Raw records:

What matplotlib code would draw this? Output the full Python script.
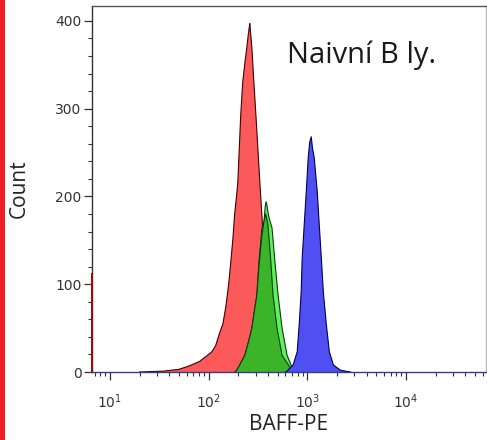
import matplotlib
matplotlib.use("Agg")
import matplotlib.pyplot as plt
from matplotlib.ticker import LogLocator, FixedLocator, MultipleLocator, NullFormatter
from matplotlib.patches import Rectangle

# BAFF-PE intensity (channel value) and event counts for each overlay
red_val = [20, 35, 50, 64, 81, 95, 108, 118, 130, 140, 150, 160, 168, 176, 184, 192,
           198, 205, 212, 222, 235, 244, 253, 258, 262, 266, 270, 275, 288, 302, 316,
           331, 347, 373, 400, 440, 490, 560, 650]
red_cnt = [0, 1, 3, 7, 12, 18, 23, 30, 45, 55, 75, 100, 125, 150, 180, 200,
           216, 255, 293, 330, 355, 369, 385, 392, 397, 388, 380, 369, 330, 293, 255,
           216, 179, 120, 75, 35, 12, 3, 0]
red_offscale = 113

lime_val = [185, 193, 207, 233, 255, 275, 292, 309, 324, 347, 365, 375, 383, 391, 400,
            412, 440, 471, 506, 556, 625, 703, 791]
lime_cnt = [0, 2, 8, 19, 35, 50, 70, 88, 125, 164, 172, 188, 194, 190, 182,
            175, 164, 125, 88, 50, 19, 5, 0]

green_val = [185, 193, 207, 233, 255, 275, 292, 309, 324, 347, 365, 380, 400, 425,
             450, 494, 556, 671, 740]
green_cnt = [0, 2, 8, 19, 35, 50, 70, 88, 120, 155, 172, 180, 168, 130,
             88, 50, 19, 5, 0]

blue_val = [600, 625, 719, 791, 829, 868, 889, 931, 977, 1023, 1060, 1098, 1130, 1178,
            1264, 1325, 1389, 1456, 1562, 1675, 1841, 2172, 2748]
blue_cnt = [0, 1, 8, 23, 54, 91, 130, 167, 205, 244, 262, 268, 255, 244,
            205, 167, 130, 91, 54, 23, 8, 2, 0]

y_major = [0, 100, 200, 300, 400]
x_major = [10, 100, 1000, 10000]
x_labels = [r"$10^{1}$", r"$10^{2}$", r"$10^{3}$", r"$10^{4}$"]

fig = plt.figure(figsize=(4.87, 4.40), dpi=100)
fig.patch.set_facecolor("white")

# red stripe along the left margin
fig.add_artist(Rectangle((0, 0), 5 / 487, 1, transform=fig.transFigure,
                         facecolor="#ee1c25", edgecolor="none"))

ax = fig.add_axes([92 / 487, 68 / 440, 394 / 487, 366 / 440])
ax.set_xscale("log")
ax.set_xlim(6.6, 64700)
ax.set_ylim(0, 417)

layers = [
    (red_val, red_cnt, "#fc5a5a", "#400000", 2),
    (lime_val, lime_cnt, "#5cf25c", "#0c3a0c", 3),
    (green_val, green_cnt, "#3cb42a", "#0c3a0c", 4),
    (blue_val, blue_cnt, "#5050f2", "#000050", 5),
]
for vals, cnts, fc, ec, z in layers:
    ax.fill_between(vals, cnts, 0, facecolor=fc, edgecolor="none", zorder=z)
    ax.plot(vals, cnts, color=ec, lw=0.8, zorder=z + 0.5)

# events piled up at the lower edge of the scale
ax.vlines(ax.get_xlim()[0], 0, red_offscale, color="#b00000", lw=1.4, zorder=6,
          clip_on=False)

ax.spines["left"].set_color("#333333")
ax.spines["top"].set_color("#555555")
ax.spines["right"].set_color("#bbbbbb")
ax.spines["bottom"].set_color("#3a3a8a")
for s in ax.spines.values():
    s.set_linewidth(1.0)
ax.spines["bottom"].set_zorder(7)

ax.yaxis.set_major_locator(FixedLocator(y_major))
ax.yaxis.set_minor_locator(MultipleLocator(20))
ax.xaxis.set_major_locator(FixedLocator(x_major))
ax.set_xticklabels(x_labels)
ax.xaxis.set_minor_locator(LogLocator(base=10, subs=range(2, 10), numticks=20))
ax.xaxis.set_minor_formatter(NullFormatter())

ax.tick_params(axis="both", which="major", direction="out", length=5.5, width=0.9,
               color="#333333", labelsize=10, labelcolor="#333333")
ax.tick_params(axis="both", which="minor", direction="out", length=2.8, width=0.8,
               color="#333333")
ax.tick_params(axis="y", which="major", pad=2)
ax.tick_params(axis="x", which="major", pad=9)
for lab in ax.get_xticklabels() + ax.get_yticklabels():
    lab.set_family("DejaVu Sans")

ax.set_xlabel("BAFF-PE", family="Open Sans", fontsize=15, color="#222222", labelpad=2)
ax.set_ylabel("Count", family="Open Sans", fontsize=15, color="#222222", labelpad=18)

ax.text(0.495, 0.844, "Naivní B ly.", transform=ax.transAxes, family="Open Sans",
        fontsize=21, color="#1a1a1a", ha="left", va="baseline", zorder=8)

fig.savefig("out.png", dpi=100, facecolor="white")
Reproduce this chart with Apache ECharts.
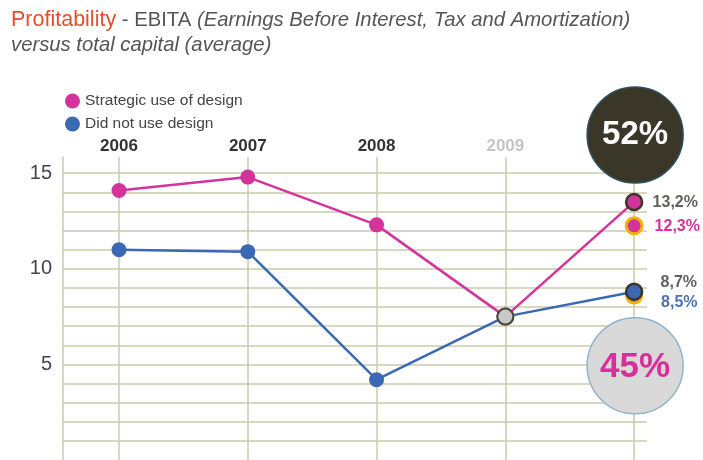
<!DOCTYPE html>
<html>
<head>
<meta charset="utf-8">
<script src="https://cdn.jsdelivr.net/npm/echarts@6/dist/echarts.min.js"></script>
<style>html,body{margin:0;padding:0;background:#fff}#c{width:703px;height:460px}</style>
</head>
<body>
<div id="c"></div>
<script>
// ---- data ----
var years = [2006, 2007, 2008, 2009, 2010];
var yearLabels = ['2006', '2007', '2008', '2009', '2010'];
var strategic = [14.1, 14.8, 12.3, 7.5, 13.5];
var noDesign = [11.0, 10.9, 4.2, 7.5, 8.8];
var strategicAlt = 12.25;   // yellow-ringed 2010 point
var noDesignAlt = 8.6;      // yellow-ringed 2010 point
var endLabels = ['13,2%', '12,3%', '8,7%', '8,5%'];
var bubbleLabels = ['52%', '45%'];
var yTickLabels = [5, 10, 15];
var seriesNames = ['Strategic use of design', 'Did not use design'];

var PINK = '#d4339c', BLUE = '#3b68b3', GRID = '#cbcbae', DARK = '#3a3628', YEL = '#f5b000';
var FONT = '"Liberation Sans", Arial, sans-serif';

function pts(vals, color) {
  return vals.map(function (v, i) {
    var item = { value: [years[i], v] };
    if (i === 3) item.itemStyle = { color: '#c8c8c8', borderColor: '#4a4a3a', borderWidth: 2 }, item.symbolSize = 16;
    if (i === 4) item.itemStyle = { color: color, borderColor: DARK, borderWidth: 2.5 }, item.symbolSize = 16;
    return item;
  });
}
function lbl(text, color, dist, off) {
  return { show: true, position: 'right', distance: dist, offset: off, formatter: text, color: color,
           fontSize: 16, fontWeight: 'bold', fontFamily: FONT };
}

var chart = echarts.init(document.getElementById('c'), null, { renderer: 'canvas' });
chart.setOption({
  animation: false,
  backgroundColor: '#fff',
  title: {
    left: 6, top: 3,
    text: '{o|Profitability}{g| - EBITA }{i|(Earnings Before Interest, Tax and Amortization)}\n{i|versus total capital (average)}',
    textStyle: {
      fontWeight: 'normal',
      rich: {
        o: { color: '#e0502d', fontSize: 21.5, fontWeight: 'normal', fontFamily: FONT, lineHeight: 25 },
        g: { color: '#555', fontSize: 20.3, fontWeight: 'normal', fontFamily: FONT, lineHeight: 25 },
        i: { color: '#555', fontSize: 20.3, fontStyle: 'italic', fontWeight: 'normal', fontFamily: FONT, lineHeight: 25 }
      }
    }
  },
  legend: {
    orient: 'vertical', left: 60, top: 88,
    data: seriesNames, icon: 'circle', itemWidth: 15, itemHeight: 15, itemGap: 7,
    textStyle: { color: '#444', fontSize: 15.5, fontFamily: FONT }
  },
  grid: { left: 63, right: 56, top: 157, bottom: 0, containLabel: false },
  xAxis: {
    type: 'value', position: 'top', min: 2005.565, max: 2010.1,
    axisLine: { show: false }, axisTick: { show: false },
    axisLabel: {
      margin: 2, showMinLabel: false, showMaxLabel: false,
      formatter: function (v) {
        var i = years.indexOf(v);
        if (i < 0) return '';
        return i === 3 ? '{l|' + yearLabels[i] + '}' : '{d|' + yearLabels[i] + '}';
      },
      rich: {
        d: { color: '#333', fontWeight: 'bold', fontSize: 17, fontFamily: FONT },
        l: { color: '#c4c4c4', fontWeight: 'bold', fontSize: 17, fontFamily: FONT }
      }
    },
    splitLine: { show: true, showMinLine: false, showMaxLine: false, lineStyle: { color: GRID, width: 1.5 } }
  },
  yAxis: {
    type: 'value', min: 0, max: 15.85, interval: 1,
    axisLine: { show: true, lineStyle: { color: GRID, width: 1.5 } },
    axisTick: { show: false },
    axisLabel: {
      margin: 11, color: '#444', fontSize: 20, fontFamily: FONT, showMaxLabel: false,
      formatter: function (v) { return yTickLabels.indexOf(v) >= 0 ? String(v) : ''; }
    },
    splitLine: { show: true, showMaxLine: false, showMinLine: false, lineStyle: { color: GRID, width: 1.5 } }
  },
  series: [
    {
      name: 'altBlue', type: 'scatter', z: 2, symbolSize: 15, clip: false,
      data: [{ value: [years[4], noDesignAlt], itemStyle: { color: BLUE, borderColor: YEL, borderWidth: 3, opacity: 1 },
               label: lbl(endLabels[3], '#4a72b8', 18, [0, 7]) }]
    },
    {
      name: seriesNames[1], type: 'line', data: pts(noDesign, BLUE), z: 3,
      lineStyle: { color: BLUE, width: 2.5 }, itemStyle: { color: BLUE }, symbol: 'circle', symbolSize: 15
    },
    {
      name: 'altPink', type: 'scatter', z: 4, symbolSize: 16, clip: false,
      data: [{ value: [years[4], strategicAlt], itemStyle: { color: PINK, borderColor: YEL, borderWidth: 3, opacity: 1 },
               label: lbl(endLabels[1], PINK, 11, [0, 1]) }]
    },
    {
      name: seriesNames[0], type: 'line', data: pts(strategic, PINK), z: 5,
      lineStyle: { color: PINK, width: 2.5 }, itemStyle: { color: PINK }, symbol: 'circle', symbolSize: 15
    },
    {
      name: 'endlabels', type: 'scatter', z: 6, symbolSize: 1, clip: false, itemStyle: { color: 'rgba(0,0,0,0)' },
      data: [
        { value: [years[4], strategic[4]], label: lbl(endLabels[0], '#3a3a30', 18, [0, 1]) },
        { value: [years[4], noDesign[4]], label: lbl(endLabels[2], '#3a3a30', 26, [0, -9]) }
      ]
    }
  ]
});

// annotation bubbles anchored to the 2010 points
var pTop = chart.convertToPixel({ gridIndex: 0 }, [years[4], strategic[4]]);
var pBot = chart.convertToPixel({ gridIndex: 0 }, [years[4], noDesign[4]]);
chart.setOption({
  graphic: [
    { type: 'circle', shape: { cx: pTop[0] + 1, cy: pTop[1] - 67, r: 48 }, z: 10,
      style: { fill: DARK, stroke: '#2f4f5a', lineWidth: 1.5 } },
    { type: 'text', x: pTop[0] + 1, y: pTop[1] - 67, z: 11,
      style: { text: bubbleLabels[0], fill: '#fff', font: 'bold 33px ' + FONT, align: 'center', verticalAlign: 'middle' } },
    { type: 'circle', shape: { cx: pBot[0] + 1, cy: pBot[1] + 74, r: 48 }, z: 10,
      style: { fill: '#d9d9d9', stroke: '#8fb4c6', lineWidth: 1.5 } },
    { type: 'text', x: pBot[0] + 1, y: pBot[1] + 76, z: 11,
      style: { text: bubbleLabels[1], fill: '#d6309a', font: 'bold 35px ' + FONT, align: 'center', verticalAlign: 'middle' } }
  ]
});
</script>
</body>
</html>
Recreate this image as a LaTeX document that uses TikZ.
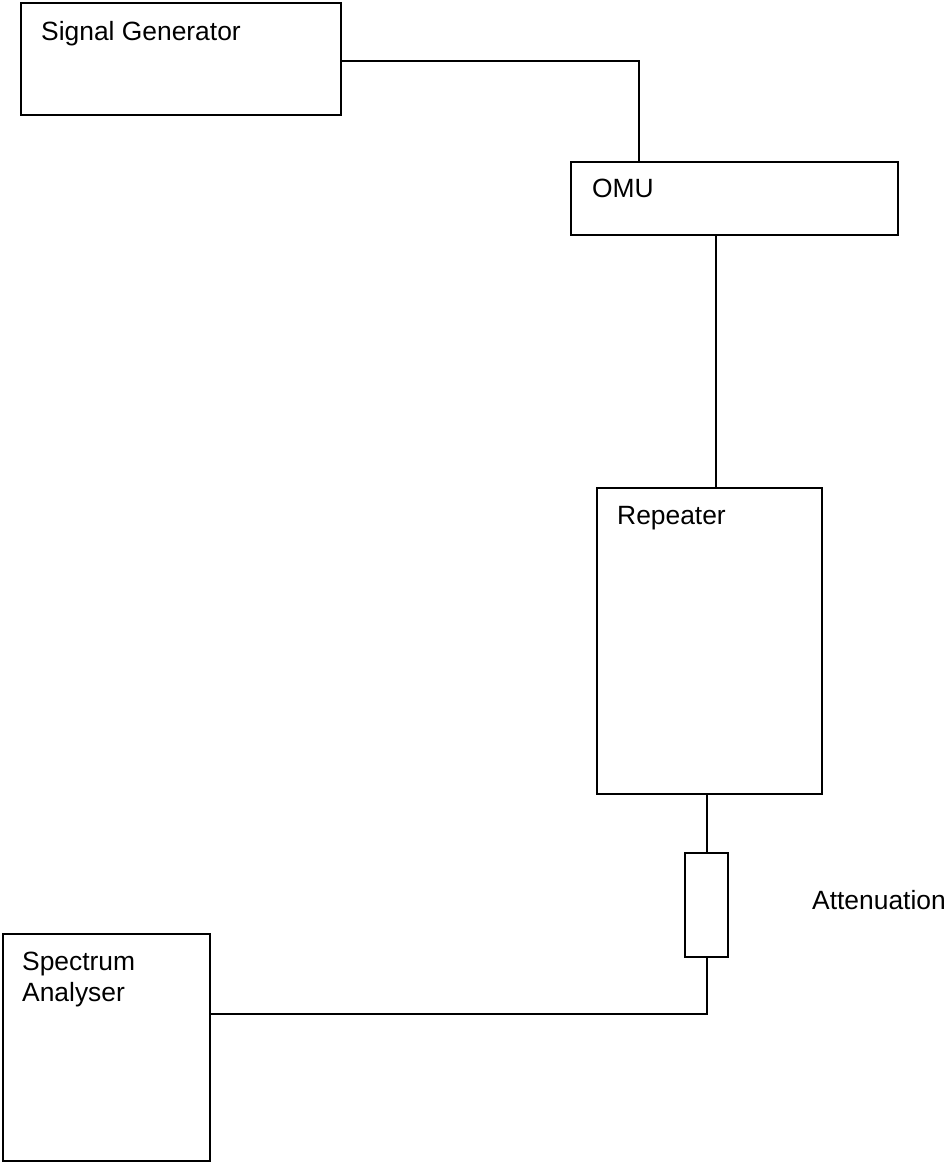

**Work to complete:**
Within the entries above, report how many lines include "document", and keep the answer to the number.

**Finished exercise:**
2